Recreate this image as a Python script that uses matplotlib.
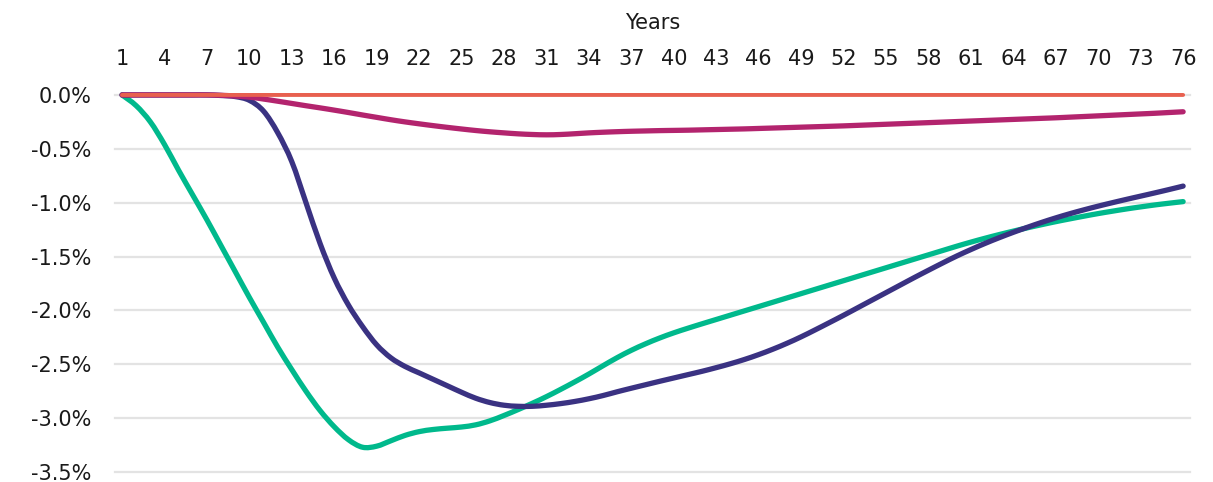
import matplotlib
matplotlib.use("Agg")
import matplotlib.pyplot as plt
from matplotlib.path import Path
from matplotlib.patches import PathPatch
import numpy as np

years = list(range(1, 77))

series_red = [0.0] * 76

series_magenta = [
    0.0, 0.0, 0.0, 0.0, 0.0, 0.0, 0.0, -0.003, -0.01, -0.02,
    -0.038, -0.058, -0.079, -0.10, -0.12, -0.141, -0.163, -0.186, -0.208, -0.23,
    -0.25, -0.268, -0.285, -0.301, -0.316, -0.33, -0.342, -0.352, -0.361, -0.367,
    -0.37, -0.367, -0.36, -0.352, -0.346, -0.341, -0.337, -0.334, -0.331, -0.329,
    -0.327, -0.324, -0.321, -0.318, -0.315, -0.311, -0.307, -0.303, -0.299, -0.295,
    -0.291, -0.287, -0.282, -0.277, -0.272, -0.267, -0.262, -0.257, -0.252, -0.247,
    -0.242, -0.237, -0.232, -0.227, -0.222, -0.217, -0.212, -0.206, -0.200, -0.194,
    -0.188, -0.182, -0.176, -0.170, -0.163, -0.156,
]

series_navy = [
    0.0, 0.0, 0.0, 0.0, 0.0, 0.0, 0.0, -0.005, -0.015, -0.05,
    -0.15, -0.35, -0.62, -1.00, -1.38, -1.70, -1.95, -2.15, -2.32, -2.44,
    -2.52, -2.58, -2.64, -2.70, -2.76, -2.815, -2.855, -2.88, -2.89, -2.89,
    -2.88, -2.865, -2.845, -2.82, -2.79, -2.755, -2.722, -2.69, -2.658, -2.627,
    -2.596, -2.565, -2.531, -2.495, -2.455, -2.41, -2.36, -2.305, -2.245, -2.18,
    -2.113, -2.045, -1.975, -1.905, -1.835, -1.765, -1.695, -1.627, -1.56, -1.495,
    -1.435, -1.378, -1.325, -1.275, -1.228, -1.183, -1.141, -1.102, -1.066, -1.032,
    -1.0, -0.969, -0.939, -0.909, -0.878, -0.846,
]

series_green = [
    0.0, -0.10, -0.25, -0.46, -0.70, -0.93, -1.16, -1.40, -1.64, -1.88,
    -2.11, -2.34, -2.55, -2.75, -2.93, -3.08, -3.20, -3.27, -3.26, -3.21,
    -3.16, -3.125, -3.105, -3.093, -3.082, -3.062, -3.025, -2.975, -2.92, -2.862,
    -2.80, -2.733, -2.663, -2.59, -2.513, -2.438, -2.37, -2.31, -2.256, -2.208,
    -2.165, -2.124, -2.084, -2.044, -2.004, -1.964, -1.924, -1.884, -1.844, -1.804,
    -1.764, -1.724, -1.684, -1.644, -1.604, -1.564, -1.524, -1.484, -1.444, -1.404,
    -1.366, -1.33, -1.296, -1.264, -1.233, -1.204, -1.176, -1.15, -1.125, -1.101,
    -1.079, -1.058, -1.039, -1.021, -1.005, -0.99,
]

xtick_values = list(range(1, 77, 3))
ytick_values = [0.0, -0.5, -1.0, -1.5, -2.0, -2.5, -3.0, -3.5]
x_label = "Years"

plt.rcParams['font.family'] = ['DejaVu Sans']


def smooth_path(xs, ys):
    """Catmull-Rom style smoothing (like a spreadsheet 'smoothed line') as Bezier path."""
    xs = np.asarray(xs, float)
    ys = np.asarray(ys, float)
    pts = np.column_stack([xs, ys])
    n = len(pts)
    verts = [pts[0]]
    codes = [Path.MOVETO]
    t = 1.0 / 6.0
    for i in range(n - 1):
        p0 = pts[i - 1] if i > 0 else pts[i]
        p1 = pts[i]
        p2 = pts[i + 1]
        p3 = pts[i + 2] if i + 2 < n else pts[i + 1]
        c1 = p1 + (p2 - p0) * t
        c2 = p2 - (p3 - p1) * t
        verts += [c1, c2, p2]
        codes += [Path.CURVE4] * 3
    return Path(verts, codes)


fig = plt.figure(figsize=(12.13, 4.82), dpi=100)
ax = fig.add_axes([0.0948, 0.0207, 0.9862 - 0.0948 - 0.005, 0.803 - 0.0207])

ax.set_xlim(0.5, 76.5)
ax.set_ylim(-3.5, 0.0)

for y in ytick_values:
    ax.axhline(y, color='#E3E3E3', lw=1.6, zorder=0, clip_on=False)

styles = [
    (series_green, '#00B98C', 3.8, 3),
    (series_navy, '#3A3282', 3.8, 4),
    (series_magenta, '#B3246E', 3.8, 5),
    (series_red, '#E8604F', 2.8, 6),
]
for data, color, lw, z in styles:
    patch = PathPatch(smooth_path(years, data), facecolor='none', edgecolor=color,
                      lw=lw, capstyle='round', joinstyle='round', zorder=z, clip_on=False)
    ax.add_patch(patch)

ax.xaxis.tick_top()
ax.xaxis.set_label_position('top')
ax.set_xticks(xtick_values)
ax.set_xticklabels([str(v) for v in xtick_values])
ax.set_xlabel(x_label, fontsize=15, labelpad=14, color='#1a1a1a')
ax.set_yticks(ytick_values)
ax.set_yticklabels([f"{v:.1f}%" for v in ytick_values])

ax.tick_params(axis='x', length=0, pad=19, labelsize=15, colors='#1a1a1a')
ax.tick_params(axis='y', length=0, pad=17, labelsize=15, colors='#1a1a1a')

for s in ax.spines.values():
    s.set_visible(False)

fig.savefig("out.png", dpi=100, facecolor='white')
======
§ Given problem
Transcribe the full listing character for character. Pictures are excluded.

§ Exercise solution
Recreate this image as a Python script that uses matplotlib.
import matplotlib
matplotlib.use("Agg")
import matplotlib.pyplot as plt
from matplotlib.path import Path
from matplotlib.patches import PathPatch
import numpy as np

years = list(range(1, 77))

series_red = [0.0] * 76

series_magenta = [
    0.0, 0.0, 0.0, 0.0, 0.0, 0.0, 0.0, -0.003, -0.01, -0.02,
    -0.038, -0.058, -0.079, -0.10, -0.12, -0.141, -0.163, -0.186, -0.208, -0.23,
    -0.25, -0.268, -0.285, -0.301, -0.316, -0.33, -0.342, -0.352, -0.361, -0.367,
    -0.37, -0.367, -0.36, -0.352, -0.346, -0.341, -0.337, -0.334, -0.331, -0.329,
    -0.327, -0.324, -0.321, -0.318, -0.315, -0.311, -0.307, -0.303, -0.299, -0.295,
    -0.291, -0.287, -0.282, -0.277, -0.272, -0.267, -0.262, -0.257, -0.252, -0.247,
    -0.242, -0.237, -0.232, -0.227, -0.222, -0.217, -0.212, -0.206, -0.200, -0.194,
    -0.188, -0.182, -0.176, -0.170, -0.163, -0.156,
]

series_navy = [
    0.0, 0.0, 0.0, 0.0, 0.0, 0.0, 0.0, -0.005, -0.015, -0.05,
    -0.15, -0.35, -0.62, -1.00, -1.38, -1.70, -1.95, -2.15, -2.32, -2.44,
    -2.52, -2.58, -2.64, -2.70, -2.76, -2.815, -2.855, -2.88, -2.89, -2.89,
    -2.88, -2.865, -2.845, -2.82, -2.79, -2.755, -2.722, -2.69, -2.658, -2.627,
    -2.596, -2.565, -2.531, -2.495, -2.455, -2.41, -2.36, -2.305, -2.245, -2.18,
    -2.113, -2.045, -1.975, -1.905, -1.835, -1.765, -1.695, -1.627, -1.56, -1.495,
    -1.435, -1.378, -1.325, -1.275, -1.228, -1.183, -1.141, -1.102, -1.066, -1.032,
    -1.0, -0.969, -0.939, -0.909, -0.878, -0.846,
]

series_green = [
    0.0, -0.10, -0.25, -0.46, -0.70, -0.93, -1.16, -1.40, -1.64, -1.88,
    -2.11, -2.34, -2.55, -2.75, -2.93, -3.08, -3.20, -3.27, -3.26, -3.21,
    -3.16, -3.125, -3.105, -3.093, -3.082, -3.062, -3.025, -2.975, -2.92, -2.862,
    -2.80, -2.733, -2.663, -2.59, -2.513, -2.438, -2.37, -2.31, -2.256, -2.208,
    -2.165, -2.124, -2.084, -2.044, -2.004, -1.964, -1.924, -1.884, -1.844, -1.804,
    -1.764, -1.724, -1.684, -1.644, -1.604, -1.564, -1.524, -1.484, -1.444, -1.404,
    -1.366, -1.33, -1.296, -1.264, -1.233, -1.204, -1.176, -1.15, -1.125, -1.101,
    -1.079, -1.058, -1.039, -1.021, -1.005, -0.99,
]

xtick_values = list(range(1, 77, 3))
ytick_values = [0.0, -0.5, -1.0, -1.5, -2.0, -2.5, -3.0, -3.5]
x_label = "Years"

plt.rcParams['font.family'] = ['DejaVu Sans']


def smooth_path(xs, ys):
    """Catmull-Rom style smoothing (like a spreadsheet 'smoothed line') as Bezier path."""
    xs = np.asarray(xs, float)
    ys = np.asarray(ys, float)
    pts = np.column_stack([xs, ys])
    n = len(pts)
    verts = [pts[0]]
    codes = [Path.MOVETO]
    t = 1.0 / 6.0
    for i in range(n - 1):
        p0 = pts[i - 1] if i > 0 else pts[i]
        p1 = pts[i]
        p2 = pts[i + 1]
        p3 = pts[i + 2] if i + 2 < n else pts[i + 1]
        c1 = p1 + (p2 - p0) * t
        c2 = p2 - (p3 - p1) * t
        verts += [c1, c2, p2]
        codes += [Path.CURVE4] * 3
    return Path(verts, codes)


fig = plt.figure(figsize=(12.13, 4.82), dpi=100)
ax = fig.add_axes([0.0948, 0.0207, 0.9862 - 0.0948 - 0.005, 0.803 - 0.0207])

ax.set_xlim(0.5, 76.5)
ax.set_ylim(-3.5, 0.0)

for y in ytick_values:
    ax.axhline(y, color='#E3E3E3', lw=1.6, zorder=0, clip_on=False)

styles = [
    (series_green, '#00B98C', 3.8, 3),
    (series_navy, '#3A3282', 3.8, 4),
    (series_magenta, '#B3246E', 3.8, 5),
    (series_red, '#E8604F', 2.8, 6),
]
for data, color, lw, z in styles:
    patch = PathPatch(smooth_path(years, data), facecolor='none', edgecolor=color,
                      lw=lw, capstyle='round', joinstyle='round', zorder=z, clip_on=False)
    ax.add_patch(patch)

ax.xaxis.tick_top()
ax.xaxis.set_label_position('top')
ax.set_xticks(xtick_values)
ax.set_xticklabels([str(v) for v in xtick_values])
ax.set_xlabel(x_label, fontsize=15, labelpad=14, color='#1a1a1a')
ax.set_yticks(ytick_values)
ax.set_yticklabels([f"{v:.1f}%" for v in ytick_values])

ax.tick_params(axis='x', length=0, pad=19, labelsize=15, colors='#1a1a1a')
ax.tick_params(axis='y', length=0, pad=17, labelsize=15, colors='#1a1a1a')

for s in ax.spines.values():
    s.set_visible(False)

fig.savefig("out.png", dpi=100, facecolor='white')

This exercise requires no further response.